I went to a Doc week workshop last year at Rhodes on how to keep reading and research journals and why these are useful. It was one of the most ‘lightbulb-going-on’-type workshops I have ever been to, largely because of the reading journal tool. I had been, up until that point, annotating all my readings and highlighting all over them, but stopping and starting as I went to do this highlighting and annotating. I found myself getting to the end of a long book chapter or paper unable to articulate, in my own words, what the author was on about. It was so frustrating because I found that my reading was stilted and my notes were full of exact quotes from the readings rather than summaries in my own words, so I was having trouble writing about it all. I could not think beyond the authors’ words and I was getting nowhere fast with my ‘theory’ chapter and literature review-type sections.

At this workshop the idea of a reading journal was introduced and explained. Essentially the goal is to read the article all the way through without annotating or highlighting or stopping. Then, on a clean MSWord page or notebook page (I like to write mine in pen and pencil in a pretty Moleskine notebook) you write a summary of the article – what stuck out for you, what the main arguments were, how you are linking it to your other reading, what questions you had, what you were not clear about and so on. You can go back and read again and add direct quotes or clarify fuzzy bits but only after you have read the article or chapter and summarised it like this first. What is brilliant about a reading journal kept like this is that you do remember what you have read (even though you think you won’t), the main points are what go into the summary rather than all the points as often happens when you are annotating, and you are writing in your own words so there is less of a writing block caused by being stuck on the author’s words.

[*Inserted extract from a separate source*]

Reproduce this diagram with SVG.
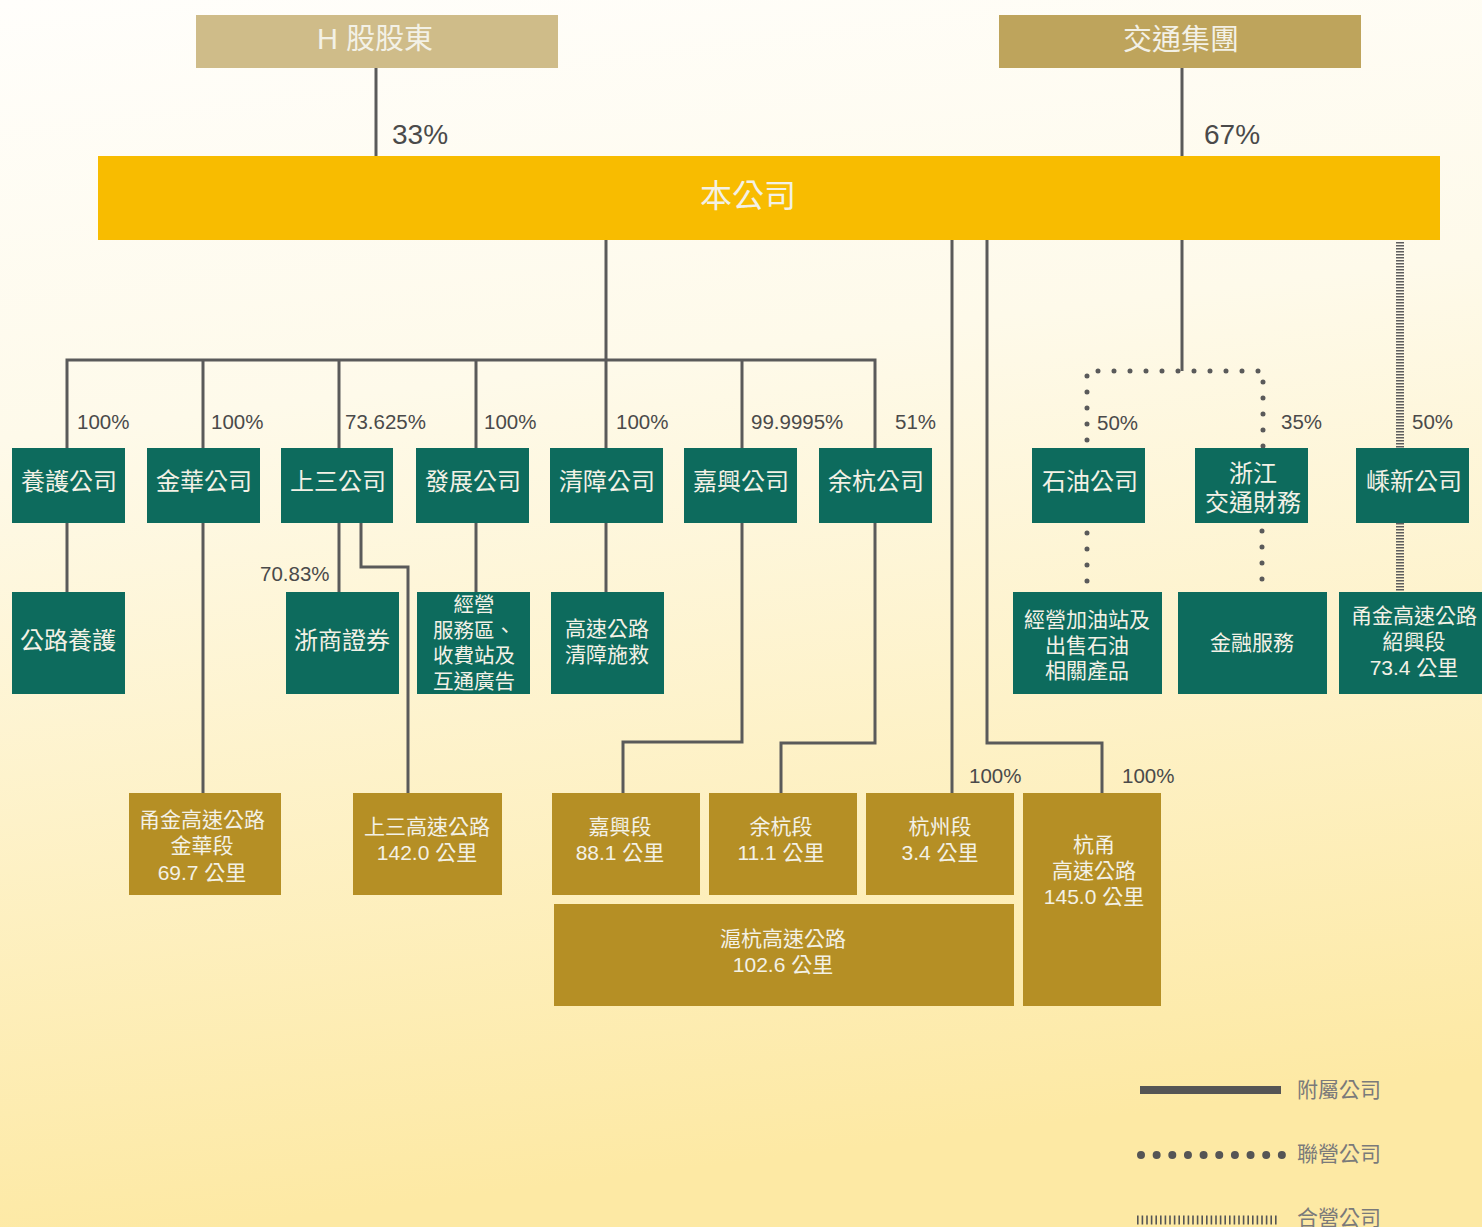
<svg xmlns="http://www.w3.org/2000/svg" width="1482" height="1227" viewBox="0 0 1482 1227">
<defs>
<linearGradient id="bg" x1="0" y1="0" x2="0.15" y2="1">
<stop offset="0" stop-color="#fffefb"/>
<stop offset="0.35" stop-color="#fefaea"/>
<stop offset="1" stop-color="#fde9a4"/>
</linearGradient>
<style>
.t{font-family:"Liberation Sans","Noto Sans CJK TC",sans-serif;text-anchor:middle;}
.w{fill:#f3f1e6;}
.p{font-family:"Liberation Sans","Noto Sans CJK TC",sans-serif;fill:#4a4a4a;font-size:20.5px;}
.g{fill:#0d6b5d;}
.o{fill:#b58f25;}
.s{fill:none;stroke:#5a5a5a;stroke-width:3;}
.d{fill:none;stroke:#5a5a5a;stroke-width:5;stroke-linecap:round;stroke-dasharray:0 16;}
.h{fill:none;stroke:#5e5e5e;stroke-width:8;stroke-dasharray:1.5 1.5;}
.lg{font-family:"Liberation Sans","Noto Sans CJK TC",sans-serif;fill:#7a7a7a;font-size:21px;}
</style>
</defs>
<rect width="1482" height="1227" fill="url(#bg)"/>

<g id="connectors">
<path class="s" d="M376 68V156"/>
<path class="s" d="M1182 68V156"/>
<path class="s" d="M606 240V360M67 448V360H875V448M203 360V448M339 360V448M476 360V448M606 360V448M742 360V448"/>
<path class="s" d="M67 523V592"/>
<path class="s" d="M203 523V793"/>
<path class="s" d="M339 523V592"/>
<path class="s" d="M361 523V567H408V793"/>
<path class="s" d="M476 523V592"/>
<path class="s" d="M606 523V592"/>
<path class="s" d="M742 523V742H623V793"/>
<path class="s" d="M875 523V743H781V793"/>
<path class="s" d="M952 240V793"/>
<path class="s" d="M987 240V743H1102V793"/>
<path class="s" d="M1182 240V371"/>
<path class="d" d="M1087 440V371H1263V448"/>
<path class="d" d="M1087 533V585"/>
<path class="d" d="M1262 531V592"/>
<path class="h" d="M1400 242V448"/>
<path class="h" d="M1400 523V592"/>
</g>

<g id="labels">
<text class="p" x="392" y="144" style="font-size:28px">33%</text>
<text class="p" x="1204" y="144" style="font-size:28px">67%</text>
<text class="p" x="77" y="429">100%</text>
<text class="p" x="211" y="429">100%</text>
<text class="p" x="345" y="429">73.625%</text>
<text class="p" x="484" y="429">100%</text>
<text class="p" x="616" y="429">100%</text>
<text class="p" x="751" y="429">99.9995%</text>
<text class="p" x="895" y="429">51%</text>
<text class="p" x="260" y="581">70.83%</text>
<text class="p" x="1097" y="430">50%</text>
<text class="p" x="1281" y="429">35%</text>
<text class="p" x="1412" y="429">50%</text>
<text class="p" x="969" y="783">100%</text>
<text class="p" x="1122" y="783">100%</text>
</g>

<g id="h-shareholders"><rect x="196" y="15" width="362" height="53" fill="#cfbc89"/><text class="t w" x="375" y="49" font-size="29">H 股股東</text></g>
<g id="jiaotong-group"><rect x="999" y="15" width="362" height="53" fill="#bea45c"/><text class="t w" x="1181" y="50" font-size="29">交通集團</text></g>
<g id="company"><rect x="98" y="156" width="1342" height="84" fill="#f8bc00"/><text class="t w" x="748" y="207" font-size="32">本公司</text></g>

<g id="yanghu"><rect class="g" x="12" y="448" width="113" height="75"/><text class="t w" x="69" y="490" font-size="24">養護公司</text></g>
<g id="jinhua"><rect class="g" x="147" y="448" width="113" height="75"/><text class="t w" x="204" y="490" font-size="24">金華公司</text></g>
<g id="shangsan"><rect class="g" x="281" y="448" width="112" height="75"/><text class="t w" x="338" y="490" font-size="24">上三公司</text></g>
<g id="fazhan"><rect class="g" x="416" y="448" width="113" height="75"/><text class="t w" x="473" y="490" font-size="24">發展公司</text></g>
<g id="qingzhang"><rect class="g" x="550" y="448" width="113" height="75"/><text class="t w" x="607" y="490" font-size="24">清障公司</text></g>
<g id="jiaxing"><rect class="g" x="684" y="448" width="113" height="75"/><text class="t w" x="741" y="490" font-size="24">嘉興公司</text></g>
<g id="yuhang"><rect class="g" x="819" y="448" width="113" height="75"/><text class="t w" x="876" y="490" font-size="24">余杭公司</text></g>
<g id="shiyou"><rect class="g" x="1032" y="448" width="113" height="75"/><text class="t w" x="1090" y="490" font-size="24">石油公司</text></g>
<g id="zj-finance"><rect class="g" x="1195" y="448" width="113" height="75"/><text class="t w" x="1253" y="482" font-size="24">浙江</text><text class="t w" x="1253" y="511" font-size="24">交通財務</text></g>
<g id="shengxin"><rect class="g" x="1356" y="448" width="113" height="75"/><text class="t w" x="1414" y="490" font-size="24">嵊新公司</text></g>

<g id="road-maint"><rect class="g" x="12" y="592" width="113" height="102"/><text class="t w" x="68" y="649" font-size="24">公路養護</text></g>
<g id="zheshang"><rect class="g" x="286" y="592" width="113" height="102"/><text class="t w" x="342" y="649" font-size="24">浙商證券</text></g>
<g id="service"><rect class="g" x="417" y="592" width="113" height="102"/><text class="t w" x="474" y="612" font-size="20.5">經營</text><text class="t w" x="474" y="638" font-size="20.5">服務區、</text><text class="t w" x="474" y="663" font-size="20.5">收費站及</text><text class="t w" x="474" y="689" font-size="20.5">互通廣告</text></g>
<g id="rescue"><rect class="g" x="551" y="592" width="113" height="102"/><text class="t w" x="607" y="636" font-size="21">高速公路</text><text class="t w" x="607" y="662" font-size="21">清障施救</text></g>
<g id="petrol"><rect class="g" x="1013" y="592" width="149" height="102"/><text class="t w" x="1087" y="627" font-size="21">經營加油站及</text><text class="t w" x="1087" y="653" font-size="21">出售石油</text><text class="t w" x="1087" y="678" font-size="21">相關產品</text></g>
<g id="finance"><rect class="g" x="1178" y="592" width="149" height="102"/><text class="t w" x="1252" y="650" font-size="21">金融服務</text></g>
<g id="shaoxing"><rect class="g" x="1339" y="592" width="143" height="102"/><text class="t w" x="1414" y="623" font-size="21">甬金高速公路</text><text class="t w" x="1414" y="649" font-size="21">紹興段</text><text class="t w" x="1414" y="675" font-size="21">73.4 公里</text></g>

<g id="jinhua-sec"><rect class="o" x="129" y="793" width="152" height="102"/><text class="t w" x="202" y="827" font-size="21">甬金高速公路</text><text class="t w" x="202" y="853" font-size="21">金華段</text><text class="t w" x="202" y="880" font-size="21">69.7 公里</text></g>
<g id="shangsan-hw"><rect class="o" x="353" y="793" width="149" height="102"/><text class="t w" x="427" y="834" font-size="21">上三高速公路</text><text class="t w" x="427" y="860" font-size="21">142.0 公里</text></g>
<g id="jiaxing-sec"><rect class="o" x="552" y="793" width="148" height="102"/><text class="t w" x="620" y="834" font-size="21">嘉興段</text><text class="t w" x="620" y="860" font-size="21">88.1 公里</text></g>
<g id="yuhang-sec"><rect class="o" x="709" y="793" width="148" height="102"/><text class="t w" x="781" y="834" font-size="21">余杭段</text><text class="t w" x="781" y="860" font-size="21">11.1 公里</text></g>
<g id="hangzhou-sec"><rect class="o" x="866" y="793" width="148" height="102"/><text class="t w" x="940" y="834" font-size="21">杭州段</text><text class="t w" x="940" y="860" font-size="21">3.4 公里</text></g>
<g id="hangyong"><rect class="o" x="1023" y="793" width="138" height="213"/><text class="t w" x="1094" y="852" font-size="21">杭甬</text><text class="t w" x="1094" y="878" font-size="21">高速公路</text><text class="t w" x="1094" y="904" font-size="21">145.0 公里</text></g>
<g id="huhang"><rect class="o" x="554" y="904" width="460" height="102"/><text class="t w" x="783" y="946" font-size="21">滬杭高速公路</text><text class="t w" x="783" y="972" font-size="21">102.6 公里</text></g>

<g id="legend">
<path d="M1140 1090H1281" stroke="#555" stroke-width="8" fill="none"/>
<text class="lg" x="1297" y="1097">附屬公司</text>
<path d="M1141 1155H1283" stroke="#555" stroke-width="8" stroke-linecap="round" stroke-dasharray="0 15.65" fill="none"/>
<text class="lg" x="1297" y="1161">聯營公司</text>
<path d="M1137 1220H1279" stroke="#555" stroke-width="9" stroke-dasharray="1.6 3" fill="none"/>
<text class="lg" x="1297" y="1225">合營公司</text>
</g>
</svg>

I have learnt a few tips to make keeping a reading journal like this a bit easier. Firstly, read when your brain is fresh, otherwise it’s harder to focus and remember the main points and you find yourself having to keep going back to the reading and then you’re copying quotes instead of summarising in your own words. Second, make sure you write the FULL bibliographical reference at the top of the summary – there is nothing worse than having to chase down references later on. Thirdly, keep your journal with you – if you get a few spare minutes and want to read it’s nice to have your book with you (if you keep a hard copy) and to keep these summaries in one place. I have reading journal entries in my book and on my PC and on bits of paper stapled to printed-out articles and it’s a bit hard to keep track of it all. This reading journal has changed the way I read and make notes, and has really helped me to find my own voice as a writer in this PhD and even in papers and other things I am writing.

research journal inside

An example of a writing/drawing page in my research journal

The other journal I keep is more personal and something I also learnt about during this Doc week. It’s my research journal. This is where I scribble ideas for parts of my thesis, ideas for papers I want to write related to my PhD research, notes about my frustrations, triumphs, setbacks, writing process and inklings, and so on. I draw pictures, I write more linear entries, I draw ‘word-pictures’ – it is a creative, personal space where I record my journey, and where the ‘archaeological dig’ that has been my study has unfolded and evolved over the past almost-two years – and is still unfolding. I take it to work with me everyday, and home again. I never know when the muse will strike, and I scribble sometimes on the way to work while my husband drives, or sitting in bed on a Saturday morning, or quickly between meetings at work. This journal has been very useful as a part-confessional diary and part-intellectual work-space. A small tip: if you are going to start one, buy a pretty journal from a bookshop. It’s more inspiring and enjoyable to keep a journal that is lovely to look at than one in a plain A4 book with a brown or black cover. :-).

I highly recommend keeping one of each of these journals – the reading journal for the more ‘academic’ work you are doing, and the research journal for your own personal as well as academic processes and thoughts and ideas. These tools are useful for the PhD journey itself and beyond or outside of it.